Clipper's Vera Cruise Build

Clipper's Vera Cruise Build

Sunday, April 8, 2018

Going Hard A Port

After what seems like decades of working on the starboard side of the boat, I am moving over to the port side. I'll only be doing a limited amount of work on this side for now, just enough to allow me to get the floor in. 

I was going to do the port seat box and the port cabinet, but realized that before putting in the cabinet, I need to have the cabin sides in place first. So I will be shifting gears soon in order to start working on the cabin sides. I've only done some preliminary thinking about this so far so I won't go into any details on that aspect of the build as things will likely change.

But today's post is about the work accomplished on the port side of he cabin. Before getting into the new work, I have a bit of remaining information on the head box. After the last post, I got all of the veneering accomplished and cleaned up. The box is not assembled completely yet, and the door panels will be left for later date.

The interior of the head box had a little more work to accomplish, namely gluing in the back wall pieces. Murphy's law came into play on this episode. As much as I tried to be careful and account for all items of the construction, I missed a piece and had to make a compensation.

The back wall has an access panel opening with a panel that will be held in place by small wooden latches that turn over the panel. I had added the latches to the panel, however, I neglected to account for the center dividing wall in the head box and the latches on the left slightly interfered with the wall and could not be turned.

 Fortunately, this was not a hard fix and in the scheme of things, a minor setback. The solution was to cut two small holes in the dividing wall in the areas of the latches to give them clearance.

And then the panel was glued into place.

The other panel was also glued in place, but I don't have a photo of that at this time. The head box won't be completely installed until later as I have work to do under the floor panels.

So next up was starting to work on the port seat box. Like the starboard side seat box, this will have a flip up extension to make it wider when being used for sleeping. However, I won't be working on those for awhile. I mainly wanted to get the frame done as this affects the floor panel on the port side.

The port seat box is different in one other way. It is 4 inches longer to allow extra room for me when sleeping. The top frame had to have an extension in order to accommodate this 4 inches and still allow it to be supported by frame 4. The extension is on the right in the next photo. Frame 4 will line up with the inner cross piece.

Fitting and assembling the frame was similar to the work accomplished on the starboard piece. The only tricky part was figuring out the order of assembly to allow insertion of the silicon bronze screws in the area where the angled piece meets the extension.

As I mentioned, I started designing the cabinet that will be aft of the seat box. I didn't get much done on that other than to decide on a final size. I am still thinking about the final shape and styling, but more importantly, because of it's height, it will be necessary to install the cabin sides in first. This is why I have not done much work on the cabinet.
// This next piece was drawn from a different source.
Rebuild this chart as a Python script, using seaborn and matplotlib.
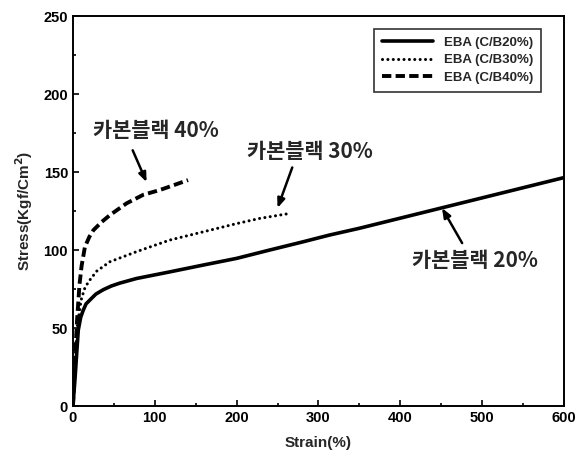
import pandas as pd
import seaborn as sns
import matplotlib.pyplot as plt

# values
strain_20 = [0, 2.4, 6.5, 9.5, 12.6, 16, 20.7, 28, 37, 47, 57, 77.7, 118, 159, 200, 240, 281, 313, 350, 400, 450, 500, 550, 600]
stress_20 = [0, 16.7, 48.7, 57, 61.5, 65.5, 68, 71.8, 74.6, 77, 78.8, 81.8, 86, 90.4, 94.7, 100, 105.3, 109.6, 114, 120.5, 127, 133.5, 140, 146.5]
strain_30 = [0, 2, 5, 10, 14, 18.7, 29, 45, 77.7, 118, 159, 200, 228, 264.6]
stress_30 = [0, 25, 50, 68, 75, 79.5, 86.5, 92.5, 99, 106.4, 111.7, 117, 120.3, 123.5]
strain_40 = [0, 2, 5, 8, 10.6, 14.6, 20, 25, 35, 45, 65.5, 86, 106, 125, 140.6]
stress_40 = [0, 25, 55, 78, 90, 102, 108.5, 112.8, 118, 122.4, 130, 135.5, 138.5, 142, 144.9]

labels = ["EBA (C/B20%)", "EBA (C/B30%)", "EBA (C/B40%)"]
notes = ["카본블랙 20%", "카본블랙 30%", "카본블랙 40%"]

sns.set_style("ticks")
plt.rcParams['font.family'] = ['Liberation Sans', 'Noto Sans CJK KR', 'DejaVu Sans']

fig = plt.figure(figsize=(5.79, 4.63), dpi=100)
ax = fig.add_axes([0.126, 0.123, 0.848, 0.842])

series = [(strain_20, stress_20), (strain_30, stress_30), (strain_40, stress_40)]
for (xs, ys), lab in zip(series, labels):
    df = pd.DataFrame({"strain": xs, "stress": ys})
    sns.lineplot(data=df, x="strain", y="stress", ax=ax, color="black", lw=2.6,
                 sort=False, label=lab)

l20, l30, l40 = ax.lines[:3]
l20.set_solid_joinstyle("round")
l30.set_linewidth(2.2)
l30.set_dashes((0.01, 1.75))
l30.set_dash_capstyle("round")
l40.set_linewidth(2.8)
l40.set_dashes((2.4, 1.1))

ax.set_xlim(0, 600)
ax.set_ylim(0, 250)
ax.set_xticks(range(0, 601, 100))
ax.set_xticks(range(0, 601, 50), minor=True)
ax.set_yticks(range(0, 251, 50))
ax.set_yticks(range(0, 251, 25), minor=True)
ax.tick_params(which="both", direction="in", colors="black", labelsize=10.5, width=1.2)
ax.tick_params(which="major", length=4)
ax.tick_params(which="minor", length=2.5)
for t in ax.get_xticklabels() + ax.get_yticklabels():
    t.set_fontweight("bold")
for s in ax.spines.values():
    s.set_color("black")
    s.set_linewidth(1.4)

ax.set_xlabel("Strain(%)", fontsize=11, fontweight="bold", labelpad=8)
ax.set_ylabel("Stress(Kgf/Cm$^\\mathbf{2}$)", fontsize=11, fontweight="bold", labelpad=6)

leg = ax.legend(loc="upper right", bbox_to_anchor=(0.967, 0.985), frameon=True,
                fancybox=False, edgecolor="black", handlelength=3.9,
                prop={"weight": "bold", "size": 9.5}, labelspacing=0.4, borderpad=0.6)
leg.get_frame().set_linewidth(1.2)

kfont = {"family": ["Noto Sans CJK KR", "DejaVu Sans"], "size": 15, "weight": "bold"}
ax.text(491, 93.6, notes[0], ha="center", va="center", fontdict=kfont)
ax.text(289, 163, notes[1], ha="center", va="center", fontdict=kfont)
ax.text(101, 177, notes[2], ha="center", va="center", fontdict=kfont)

arrow = dict(arrowstyle="-|>,head_length=0.55,head_width=0.22", color="black", lw=1.8,
             shrinkA=0, shrinkB=0)
ax.annotate("", xy=(451, 127), xytext=(475.6, 104.5), arrowprops=arrow)
ax.annotate("", xy=(250, 127), xytext=(268, 153), arrowprops=arrow)
ax.annotate("", xy=(90, 143.6), xytext=(73, 164), arrowprops=arrow)

plt.savefig("out.png", dpi=100)
plt.close()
But in the photo below, you can see the vertical support clamped into place. The most significant deviation of this from the original mock up is that I have decided to make the cabinet much shallower in order to increase the amount of floor space in front of it. The pole shows the approximate depth in relation to the cabin side.

Since getting in the floor has to be accomplished, I stopped work on the cabinet and moved to the port floor panel. The center floor panel will remain the temporary plywood for now, but after many back and forth sessions of trial and error fitting, I had the port floor panel fitted and shaped. 

There will be a little more tweaking of the floor board required, mainly to accommodate clearance for the bilge hose and make the floor panel a little easier to get into place. Of course, at some point it will be fiberglassed and encapsulated. In this last photo, you can sort of get some idea of the amount of floor space that I have managed to keep in the cabin. This was a high priority for me as I want this boat to be comfortable to move around in.

So that's it for now. I'll be working under the floor quite a bit for the next few weeks while I save for the lumber needed for the cabin sides. I am pretty excited to get to those as it will really make the boat look like it is coming together. So until next time, take care.

Click Here To Comment:

  1. Starting to come together real nicely! I always love seeing these updates.

    1. Hey Will, nice to hear from you. Hope all is well. Yeah, she's coming together slowly but surely. Take care.